The first part bears a personal flavour, as we are able to visualise the author’s childhood and the city’s nascence almost hand in hand. The protagonist is at once the city and the author himself. His exposition of the history of the city seems at times linear and at other times circular. The expansive bent of the narration towards the end of the first part seems to come as a natural development of a linear progression of events in the author’s own biographical timeline. So as a child we accompany him on his summers, in the holy month of Ramadan, at school and his growing awareness of different religious denominations, and his involvement in student politics and his first attempts at romance.

It is in this aspect that we can identify with the historical survey that unravels late Medieval Mamluke rule, the spread of the Ottoman Empire, Western imperialism, rise of nationalism, and then Arab nationalism, along with the hero-worship of Nasser, and so on. The historical outline of these eras is revealed through the bazaar, the mosques, the alleys, and schools, which can be found in any city in the Middle East. The reader can recognise the physical traces; the architecture of the place, the language used as well as the “sense of time” that Ziyada captures with sensitivity and deep understanding.       

Next the reader is taken through the primary urban nucleus of the city, as the historical and physical centre from which all other developments take place. There is an elliptical sense of time and each chapter seems connected with and yet independent of the next. The writer explores the relationship of the original residents to the new Ottoman model for urbanisation and the expansion of the city at the time of colonial rule, the establishment of the first railway and how they reacted to sweeping changes that always seemed to come from outside, disturbing the peace and rhythm of the old city.

 That sense of unmitigated, inevitable change becomes even more apparent in the second part, where the author, as the central character, seems to blend into his surroundings as he walks around the city, retelling its history, and how it changed in significant ways and yet remained the same in others. He dives into a detailed examination of the effects, physical and sociological, that colonialism left on the city, such as the account of the Zone Francaise with its cinemas, theatres, gardens and bourgeois dwellings —all that was once cultivated lands.
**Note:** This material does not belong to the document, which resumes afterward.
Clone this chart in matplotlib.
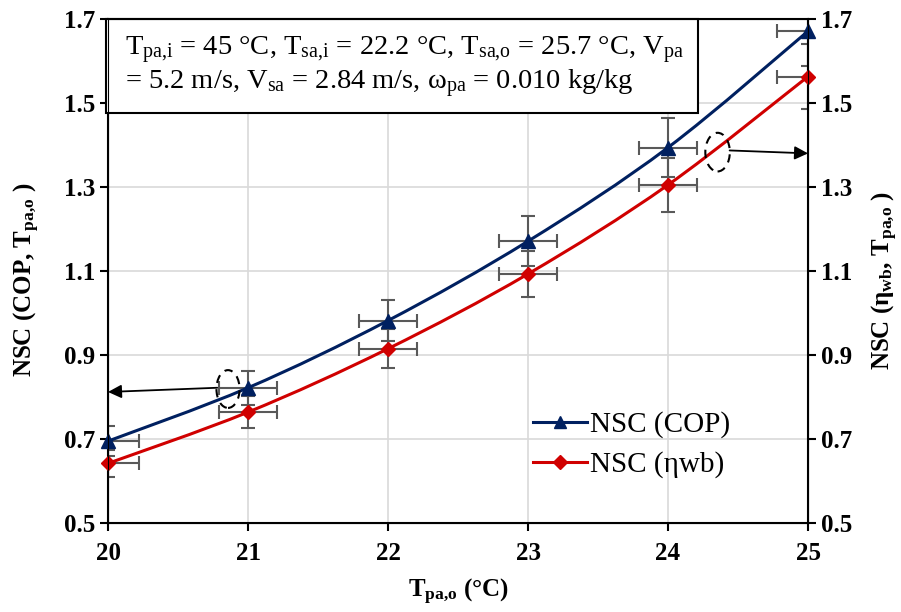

There is the hill and the plateau, once the abode of a Sufi master renowned for his piety and near-magical powers, transformed by the English who built their colonial clubs and schools.
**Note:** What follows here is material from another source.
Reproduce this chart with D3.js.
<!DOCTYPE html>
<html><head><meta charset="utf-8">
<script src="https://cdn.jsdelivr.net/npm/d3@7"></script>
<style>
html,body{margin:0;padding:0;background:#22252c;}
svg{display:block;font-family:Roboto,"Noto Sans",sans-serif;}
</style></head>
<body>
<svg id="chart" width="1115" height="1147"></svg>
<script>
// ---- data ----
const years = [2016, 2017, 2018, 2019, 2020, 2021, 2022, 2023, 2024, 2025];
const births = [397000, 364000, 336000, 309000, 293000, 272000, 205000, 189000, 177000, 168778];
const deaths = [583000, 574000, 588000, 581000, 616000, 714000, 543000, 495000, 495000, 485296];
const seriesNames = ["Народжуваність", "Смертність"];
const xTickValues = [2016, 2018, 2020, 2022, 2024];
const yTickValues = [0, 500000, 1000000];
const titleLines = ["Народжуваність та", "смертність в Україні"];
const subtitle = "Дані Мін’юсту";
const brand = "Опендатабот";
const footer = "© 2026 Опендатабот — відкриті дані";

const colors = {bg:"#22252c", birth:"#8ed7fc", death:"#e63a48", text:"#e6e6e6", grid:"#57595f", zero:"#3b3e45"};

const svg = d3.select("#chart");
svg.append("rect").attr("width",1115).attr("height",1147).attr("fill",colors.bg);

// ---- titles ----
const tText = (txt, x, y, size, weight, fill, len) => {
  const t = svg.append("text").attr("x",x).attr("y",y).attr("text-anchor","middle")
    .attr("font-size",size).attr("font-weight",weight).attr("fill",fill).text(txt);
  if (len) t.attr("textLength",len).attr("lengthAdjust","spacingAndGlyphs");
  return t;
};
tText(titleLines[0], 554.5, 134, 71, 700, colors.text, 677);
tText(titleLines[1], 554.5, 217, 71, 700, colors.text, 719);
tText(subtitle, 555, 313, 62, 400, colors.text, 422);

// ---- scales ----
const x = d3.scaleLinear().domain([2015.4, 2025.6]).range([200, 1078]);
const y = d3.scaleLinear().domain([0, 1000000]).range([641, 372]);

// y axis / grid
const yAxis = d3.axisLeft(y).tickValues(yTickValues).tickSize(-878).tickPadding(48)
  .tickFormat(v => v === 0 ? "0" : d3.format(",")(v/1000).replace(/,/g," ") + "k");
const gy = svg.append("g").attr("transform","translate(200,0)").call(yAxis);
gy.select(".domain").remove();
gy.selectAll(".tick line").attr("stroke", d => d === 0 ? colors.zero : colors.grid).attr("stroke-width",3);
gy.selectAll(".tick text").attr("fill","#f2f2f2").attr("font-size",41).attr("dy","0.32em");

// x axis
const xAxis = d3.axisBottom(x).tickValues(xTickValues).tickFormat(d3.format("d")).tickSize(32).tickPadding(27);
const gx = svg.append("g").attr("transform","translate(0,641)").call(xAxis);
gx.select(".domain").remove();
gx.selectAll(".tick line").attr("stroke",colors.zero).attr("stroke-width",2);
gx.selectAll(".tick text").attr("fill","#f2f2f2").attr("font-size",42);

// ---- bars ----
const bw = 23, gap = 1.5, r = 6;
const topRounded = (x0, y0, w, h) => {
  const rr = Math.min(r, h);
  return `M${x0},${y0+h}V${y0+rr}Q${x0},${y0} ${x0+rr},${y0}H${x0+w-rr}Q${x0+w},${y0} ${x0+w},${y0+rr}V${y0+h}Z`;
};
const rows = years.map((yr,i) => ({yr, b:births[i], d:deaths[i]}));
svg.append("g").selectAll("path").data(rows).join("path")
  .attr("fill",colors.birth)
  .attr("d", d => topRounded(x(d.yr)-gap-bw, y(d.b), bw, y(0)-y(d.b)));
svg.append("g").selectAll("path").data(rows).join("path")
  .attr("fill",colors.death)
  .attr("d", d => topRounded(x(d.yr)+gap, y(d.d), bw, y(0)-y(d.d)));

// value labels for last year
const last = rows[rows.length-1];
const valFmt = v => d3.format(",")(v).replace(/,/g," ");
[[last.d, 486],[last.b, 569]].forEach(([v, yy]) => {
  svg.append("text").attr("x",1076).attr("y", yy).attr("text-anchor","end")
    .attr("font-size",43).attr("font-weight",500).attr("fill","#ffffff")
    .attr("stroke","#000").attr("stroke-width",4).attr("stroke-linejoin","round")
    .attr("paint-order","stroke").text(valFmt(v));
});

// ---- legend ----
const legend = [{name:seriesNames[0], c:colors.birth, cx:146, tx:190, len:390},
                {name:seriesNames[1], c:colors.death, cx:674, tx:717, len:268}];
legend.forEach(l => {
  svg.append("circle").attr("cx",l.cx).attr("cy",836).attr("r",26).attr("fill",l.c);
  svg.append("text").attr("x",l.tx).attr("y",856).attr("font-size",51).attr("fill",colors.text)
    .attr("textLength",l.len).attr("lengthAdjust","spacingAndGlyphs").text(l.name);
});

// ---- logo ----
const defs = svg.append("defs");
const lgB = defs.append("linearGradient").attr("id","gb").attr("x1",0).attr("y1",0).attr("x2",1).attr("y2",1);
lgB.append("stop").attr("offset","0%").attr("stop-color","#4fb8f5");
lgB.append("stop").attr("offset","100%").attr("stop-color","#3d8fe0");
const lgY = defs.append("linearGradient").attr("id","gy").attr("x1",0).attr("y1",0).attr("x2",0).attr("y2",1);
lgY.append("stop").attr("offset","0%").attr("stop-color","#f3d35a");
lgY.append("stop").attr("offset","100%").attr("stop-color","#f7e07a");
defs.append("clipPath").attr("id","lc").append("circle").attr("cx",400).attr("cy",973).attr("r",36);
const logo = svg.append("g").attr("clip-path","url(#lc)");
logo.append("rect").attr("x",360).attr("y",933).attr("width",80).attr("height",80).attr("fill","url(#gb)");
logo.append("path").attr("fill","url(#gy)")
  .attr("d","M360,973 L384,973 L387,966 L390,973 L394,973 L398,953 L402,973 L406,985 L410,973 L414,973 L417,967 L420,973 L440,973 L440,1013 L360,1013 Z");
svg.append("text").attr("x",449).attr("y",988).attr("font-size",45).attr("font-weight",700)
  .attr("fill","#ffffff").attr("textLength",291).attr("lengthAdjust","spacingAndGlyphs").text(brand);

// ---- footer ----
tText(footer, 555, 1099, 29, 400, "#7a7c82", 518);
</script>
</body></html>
 As the narrative surveys more locations, there is a sudden rupture in time as Ziyada explores the various churches on Easter Sunday, invoking memories from the past and mixing them with the present while speculating about the future all at once. He reveals the different states of existing Christian communities and how the number of churchgoers dwindled in some areas and increased in others, reflecting socio-political and demographic changes. In the final line, the author wonders how the city copes with such changes.
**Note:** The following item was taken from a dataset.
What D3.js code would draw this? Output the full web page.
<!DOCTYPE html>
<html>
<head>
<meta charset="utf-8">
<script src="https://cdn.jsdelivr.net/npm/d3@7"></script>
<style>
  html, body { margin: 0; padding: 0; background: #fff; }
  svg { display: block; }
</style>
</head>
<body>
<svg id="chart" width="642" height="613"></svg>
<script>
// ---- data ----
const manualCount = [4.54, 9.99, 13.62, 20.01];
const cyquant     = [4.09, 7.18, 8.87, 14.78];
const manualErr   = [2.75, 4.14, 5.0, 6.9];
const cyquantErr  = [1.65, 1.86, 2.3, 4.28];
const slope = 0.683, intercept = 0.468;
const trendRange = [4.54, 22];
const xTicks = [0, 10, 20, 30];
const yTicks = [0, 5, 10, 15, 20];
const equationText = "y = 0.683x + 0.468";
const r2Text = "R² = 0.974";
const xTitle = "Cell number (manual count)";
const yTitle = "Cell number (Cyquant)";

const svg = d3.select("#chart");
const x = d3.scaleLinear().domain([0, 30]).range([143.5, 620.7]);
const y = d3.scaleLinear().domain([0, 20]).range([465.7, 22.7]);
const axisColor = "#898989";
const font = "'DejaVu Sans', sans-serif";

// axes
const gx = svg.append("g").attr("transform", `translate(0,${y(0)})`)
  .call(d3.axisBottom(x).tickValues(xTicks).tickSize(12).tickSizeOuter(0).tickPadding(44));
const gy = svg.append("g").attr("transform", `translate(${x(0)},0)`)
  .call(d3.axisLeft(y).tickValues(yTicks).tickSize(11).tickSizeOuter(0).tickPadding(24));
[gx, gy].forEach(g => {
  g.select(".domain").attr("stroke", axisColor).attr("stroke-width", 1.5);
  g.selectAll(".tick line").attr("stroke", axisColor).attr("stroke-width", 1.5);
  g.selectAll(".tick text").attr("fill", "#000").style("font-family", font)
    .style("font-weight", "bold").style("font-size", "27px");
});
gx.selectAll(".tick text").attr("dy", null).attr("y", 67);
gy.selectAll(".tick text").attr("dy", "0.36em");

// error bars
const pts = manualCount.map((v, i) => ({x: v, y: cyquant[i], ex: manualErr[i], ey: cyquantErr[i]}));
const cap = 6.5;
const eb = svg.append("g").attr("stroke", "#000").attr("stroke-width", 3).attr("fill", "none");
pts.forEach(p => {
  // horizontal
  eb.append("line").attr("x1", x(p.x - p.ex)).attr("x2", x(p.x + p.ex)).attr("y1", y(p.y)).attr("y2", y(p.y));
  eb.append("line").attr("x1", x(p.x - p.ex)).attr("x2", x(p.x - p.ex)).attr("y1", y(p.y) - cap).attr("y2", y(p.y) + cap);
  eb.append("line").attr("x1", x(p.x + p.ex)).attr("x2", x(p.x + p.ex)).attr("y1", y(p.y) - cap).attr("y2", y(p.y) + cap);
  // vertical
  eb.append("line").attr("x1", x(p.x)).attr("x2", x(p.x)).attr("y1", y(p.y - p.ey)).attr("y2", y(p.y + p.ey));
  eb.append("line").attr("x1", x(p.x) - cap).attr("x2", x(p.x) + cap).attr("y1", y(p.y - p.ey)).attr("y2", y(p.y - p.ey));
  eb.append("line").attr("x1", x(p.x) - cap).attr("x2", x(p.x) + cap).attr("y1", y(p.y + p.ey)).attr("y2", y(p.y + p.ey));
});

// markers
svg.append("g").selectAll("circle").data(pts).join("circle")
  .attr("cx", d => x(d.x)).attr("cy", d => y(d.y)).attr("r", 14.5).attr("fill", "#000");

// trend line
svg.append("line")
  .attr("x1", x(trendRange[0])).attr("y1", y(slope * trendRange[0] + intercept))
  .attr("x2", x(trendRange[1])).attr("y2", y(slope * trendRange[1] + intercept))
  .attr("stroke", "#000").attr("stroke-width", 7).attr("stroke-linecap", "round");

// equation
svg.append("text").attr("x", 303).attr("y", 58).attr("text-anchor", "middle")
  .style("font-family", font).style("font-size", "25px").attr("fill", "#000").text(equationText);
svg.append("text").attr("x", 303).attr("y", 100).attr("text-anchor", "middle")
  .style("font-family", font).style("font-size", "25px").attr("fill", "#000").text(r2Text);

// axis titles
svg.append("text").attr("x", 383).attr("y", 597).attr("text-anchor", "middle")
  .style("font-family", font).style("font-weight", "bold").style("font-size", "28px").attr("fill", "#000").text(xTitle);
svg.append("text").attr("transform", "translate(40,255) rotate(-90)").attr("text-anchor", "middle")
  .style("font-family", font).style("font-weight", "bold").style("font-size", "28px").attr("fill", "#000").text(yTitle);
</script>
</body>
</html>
 During the final part, a surprisingly complete change of narrative structure and authorial voice takes place, introducing a whole set of characters and active participants in events, not only fleeting images in a narrative as in the previous parts. Each represents a particular era, with a whole line of ancestry and heritage, all residing magically in the city at the same time. This shift results in an overflow of dialogue and we get a longer glimpse of the author, not so much as a central character but as one participating in a far broader narrative. This seems to imbue the story and the history of the city with a certain humanness not felt previously.

 Ziyada delves into preserved manuscripts, court transcripts and rare books, all in the hope of understanding the history of the city better. It would seem as though he cannot help but get involved with the characters, each being a descendant of one ancestor or another, or taking part in a certain historical process and —like the author —all interested in the history of their city, its meaning and significance in the here and now. To reflect these various historical perspectives and how different characters envision their history, Ziyada cites myriad quotations from historical works. The characters introduced are at once keen to preserve history but are also burdened by it.

 Ziyada’s Trilogy is overwhelming not only because of its scope, but also because of the questions it poses about the history of Tripoli for the past four to five centuries, and the inevitable changes that have affected it and its inhabitants in ways seen and unseen at the same time.